■ **Recorded information**
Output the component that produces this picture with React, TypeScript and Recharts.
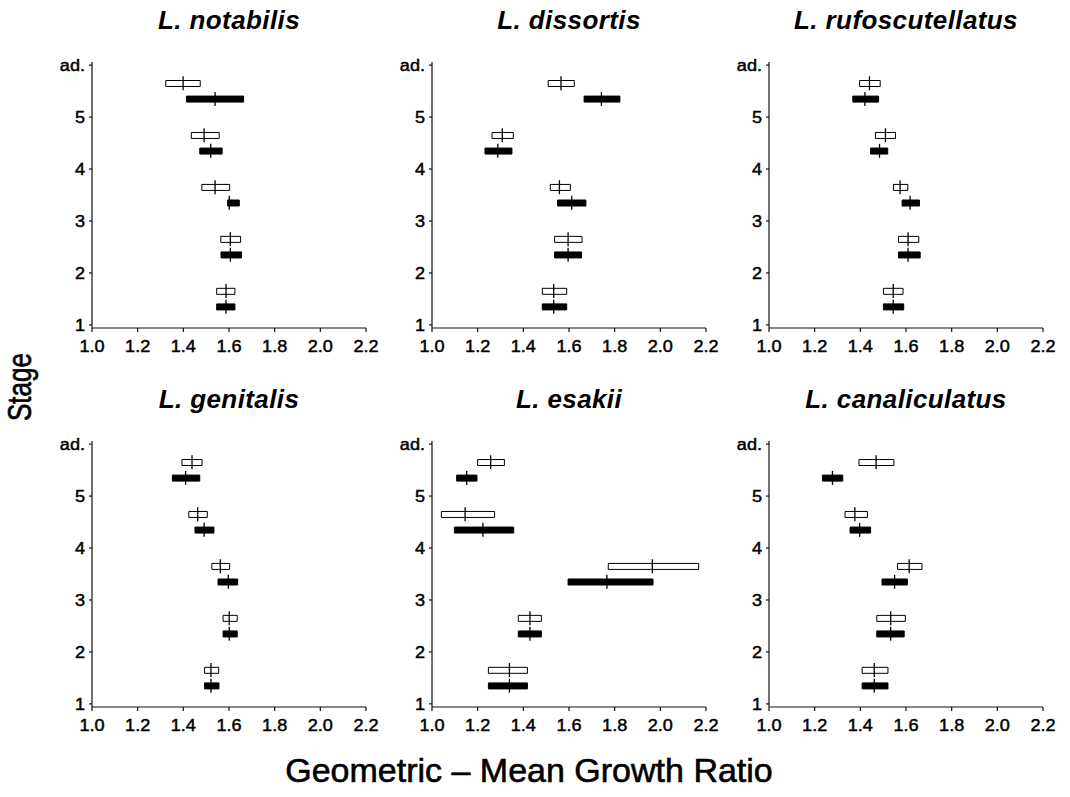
import { Bar, Cell, ComposedChart, Scatter, XAxis, YAxis } from 'recharts';

type Triple = [number, number, number]; // low, mean, high

const stages = [1, 2, 3, 4, 5];
const yTicks = [1, 2, 3, 4, 5, 6];
const xTicks = [1.0, 1.2, 1.4, 1.6, 1.8, 2.0, 2.2];
const titles = [
  'L. notabilis',
  'L. dissortis',
  'L. rufoscutellatus',
  'L. genitalis',
  'L. esakii',
  'L. canaliculatus',
];

// open boxes (upper bar of each stage) and filled boxes (lower bar), stage 1 -> 5
const notabilisOpen: Triple[] = [[1.546, 1.587, 1.626], [1.564, 1.606, 1.651], [1.481, 1.539, 1.603], [1.435, 1.491, 1.557], [1.323, 1.399, 1.474]];
const notabilisFilled: Triple[] = [[1.546, 1.587, 1.626], [1.565, 1.606, 1.655], [1.594, 1.601, 1.645], [1.472, 1.52, 1.57], [1.414, 1.539, 1.664]];

const dissortisOpen: Triple[] = [[1.483, 1.533, 1.59], [1.537, 1.596, 1.657], [1.518, 1.558, 1.606], [1.263, 1.308, 1.356], [1.509, 1.565, 1.623]];
const dissortisFilled: Triple[] = [[1.483, 1.533, 1.59], [1.537, 1.596, 1.655], [1.55, 1.612, 1.674], [1.232, 1.288, 1.35], [1.666, 1.742, 1.823]];

const rufoscutellatusOpen: Triple[] = [[1.501, 1.544, 1.587], [1.567, 1.609, 1.656], [1.545, 1.574, 1.608], [1.466, 1.51, 1.554], [1.397, 1.44, 1.487]];
const rufoscutellatusFilled: Triple[] = [[1.501, 1.544, 1.59], [1.567, 1.609, 1.662], [1.583, 1.618, 1.659], [1.445, 1.484, 1.52], [1.367, 1.42, 1.48]];

const genitalisOpen: Triple[] = [[1.493, 1.521, 1.555], [1.574, 1.601, 1.636], [1.525, 1.562, 1.603], [1.424, 1.463, 1.505], [1.394, 1.438, 1.482]];
const genitalisFilled: Triple[] = [[1.493, 1.521, 1.556], [1.574, 1.601, 1.636], [1.552, 1.597, 1.638], [1.451, 1.491, 1.534], [1.352, 1.41, 1.472]];

const esakiiOpen: Triple[] = [[1.247, 1.339, 1.418], [1.378, 1.429, 1.479], [1.772, 1.965, 2.168], [1.041, 1.145, 1.274], [1.2, 1.257, 1.317]];
const esakiiFilled: Triple[] = [[1.247, 1.339, 1.418], [1.378, 1.429, 1.479], [1.596, 1.766, 1.968], [1.098, 1.223, 1.358], [1.108, 1.152, 1.197]];

const canaliculatusOpen: Triple[] = [[1.408, 1.461, 1.521], [1.472, 1.533, 1.597], [1.563, 1.614, 1.67], [1.333, 1.376, 1.431], [1.394, 1.469, 1.547]];
const canaliculatusFilled: Triple[] = [[1.408, 1.461, 1.521], [1.472, 1.533, 1.592], [1.495, 1.55, 1.606], [1.355, 1.397, 1.445], [1.234, 1.278, 1.323]];

const panels = [
  [notabilisOpen, notabilisFilled],
  [dissortisOpen, dissortisFilled],
  [rufoscutellatusOpen, rufoscutellatusFilled],
  [genitalisOpen, genitalisFilled],
  [esakiiOpen, esakiiFilled],
  [canaliculatusOpen, canaliculatusFilled],
];

const FONT = '"Liberation Sans", Arial, Helvetica, sans-serif';
const plotLefts = [92, 432, 769];
const plotTops = [62, 441];
const PLOT_W = 274;
const PLOT_H = 266;
const Y_AXIS_W = 50;
const TOP_PAD = 10;
const RIGHT_PAD = 20;
const X_AXIS_H = 30;

type Row = { stage: number; range: [number, number]; mean: number; filled: boolean };

function buildRows(open: Triple[], filled: Triple[]): Row[] {
  const rows: Row[] = [];
  stages.forEach((s, i) => {
    rows.push({ stage: s + 0.35, range: [filled[i][0], filled[i][2]], mean: filled[i][1], filled: true });
    rows.push({ stage: s + 0.65, range: [open[i][0], open[i][2]], mean: open[i][1], filled: false });
  });
  return rows;
}

// the scanned figure is a little stretched sideways, so tick text is widened
const tickStyle = {
  fontFamily: FONT,
  fontSize: '16px',
  fill: '#000',
  stroke: '#000',
  strokeWidth: 0.45,
};

const XTick = (props: any) => {
  const { x, y, payload } = props;
  return (
    <g transform={`translate(${x},${y})`}>
      <text x={0} y={0} dy={12} textAnchor="middle" transform="scale(1.13,1)" style={tickStyle}>
        {Number(payload.value).toFixed(1)}
      </text>
    </g>
  );
};

const YTick = (props: any) => {
  const { x, y, payload } = props;
  const v = Number(payload.value);
  return (
    <g transform={`translate(${x},${y})`}>
      <text x={0} y={0} dy={6} textAnchor="end" transform="scale(1.13,1)" style={tickStyle}>
        {v === 6 ? 'ad.' : String(v)}
      </text>
    </g>
  );
};

const MeanTick = (props: any) => {
  const { cx, cy } = props;
  if (cx == null || cy == null) return null;
  return <line x1={cx} x2={cx} y1={cy - 7} y2={cy + 7} stroke="#000" strokeWidth={1.3} />;
};

function Panel({ index }: { index: number }) {
  const [open, filled] = panels[index];
  const rows = buildRows(open, filled);
  const col = index % 3;
  const row = Math.floor(index / 3);
  const left = plotLefts[col] - Y_AXIS_W;
  const top = plotTops[row] - TOP_PAD;
  const width = Y_AXIS_W + PLOT_W + RIGHT_PAD;
  const height = TOP_PAD + PLOT_H + X_AXIS_H;

  return (
    <div style={{ position: 'absolute', left, top }}>
      <div
        style={{
          position: 'absolute',
          left: Y_AXIS_W - 20,
          width: PLOT_W + 40,
          top: -47,
          textAlign: 'center',
          fontFamily: FONT,
          fontStyle: 'italic',
          fontWeight: 'bold',
          fontSize: 26,
          letterSpacing: 0.4,
          lineHeight: '30px',
          whiteSpace: 'nowrap',
        }}
      >
        {titles[index]}
      </div>
      <ComposedChart
        width={width}
        height={height}
        data={rows}
        layout="vertical"
        margin={{ top: TOP_PAD, right: RIGHT_PAD, bottom: 0, left: 0 }}
      >
        <XAxis
          type="number"
          domain={[1.0, 2.2]}
          ticks={xTicks}
          allowDataOverflow
          height={X_AXIS_H}
          tickSize={4}
          tickMargin={8}
          tick={<XTick />}
          stroke="#111"
          strokeWidth={1.2}
          interval={0}
        />
        <YAxis
          type="number"
          dataKey="stage"
          domain={[0.94, 6.06]}
          ticks={yTicks}
          reversed
          allowDataOverflow
          width={Y_AXIS_W}
          tickSize={3}
          tickMargin={4}
          tick={<YTick />}
          stroke="#111"
          strokeWidth={1.2}
          interval={0}
        />
        <Bar dataKey="range" barSize={6} isAnimationActive={false} stroke="#000" strokeWidth={1}>
          {rows.map((r, i) => (
            <Cell key={i} fill={r.filled ? '#000' : '#fff'} />
          ))}
        </Bar>
        <Scatter dataKey="mean" shape={MeanTick} isAnimationActive={false} />
      </ComposedChart>
    </div>
  );
}

export default function App() {
  return (
    <div
      style={{
        position: 'absolute',
        left: 0,
        top: 0,
        width: 1070,
        height: 797,
        background: '#fff',
        fontFamily: FONT,
      }}
    >
      {[0, 1, 2, 3, 4, 5].map((i) => (
        <Panel key={i} index={i} />
      ))}
      <div
        style={{
          position: 'absolute',
          left: 20,
          top: 387,
          transform: 'translate(-50%, -50%) rotate(-90deg) scale(0.9, 1.12)',
          fontSize: 29,
          lineHeight: '34px',
          WebkitTextStroke: '0.6px #000',
          whiteSpace: 'nowrap',
        }}
      >
        Stage
      </div>
      <div
        style={{
          position: 'absolute',
          left: -6,
          width: 1070,
          top: 750,
          textAlign: 'center',
          fontSize: 34,
          lineHeight: '40px',
          WebkitTextStroke: '0.6px #000',
          whiteSpace: 'nowrap',
        }}
      >
        Geometric – Mean Growth Ratio
      </div>
    </div>
  );
}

■ **Exercise directions**
Your task is to reproduce exactly the lines from the start of the data above through the line containing "const notabilisFilled: Triple[]", leaving every picture out.

■ **Written solution**
Output the component that produces this picture with React, TypeScript and Recharts.
import { Bar, Cell, ComposedChart, Scatter, XAxis, YAxis } from 'recharts';

type Triple = [number, number, number]; // low, mean, high

const stages = [1, 2, 3, 4, 5];
const yTicks = [1, 2, 3, 4, 5, 6];
const xTicks = [1.0, 1.2, 1.4, 1.6, 1.8, 2.0, 2.2];
const titles = [
  'L. notabilis',
  'L. dissortis',
  'L. rufoscutellatus',
  'L. genitalis',
  'L. esakii',
  'L. canaliculatus',
];

// open boxes (upper bar of each stage) and filled boxes (lower bar), stage 1 -> 5
const notabilisOpen: Triple[] = [[1.546, 1.587, 1.626], [1.564, 1.606, 1.651], [1.481, 1.539, 1.603], [1.435, 1.491, 1.557], [1.323, 1.399, 1.474]];
const notabilisFilled: Triple[] = [[1.546, 1.587, 1.626], [1.565, 1.606, 1.655], [1.594, 1.601, 1.645], [1.472, 1.52, 1.57], [1.414, 1.539, 1.664]];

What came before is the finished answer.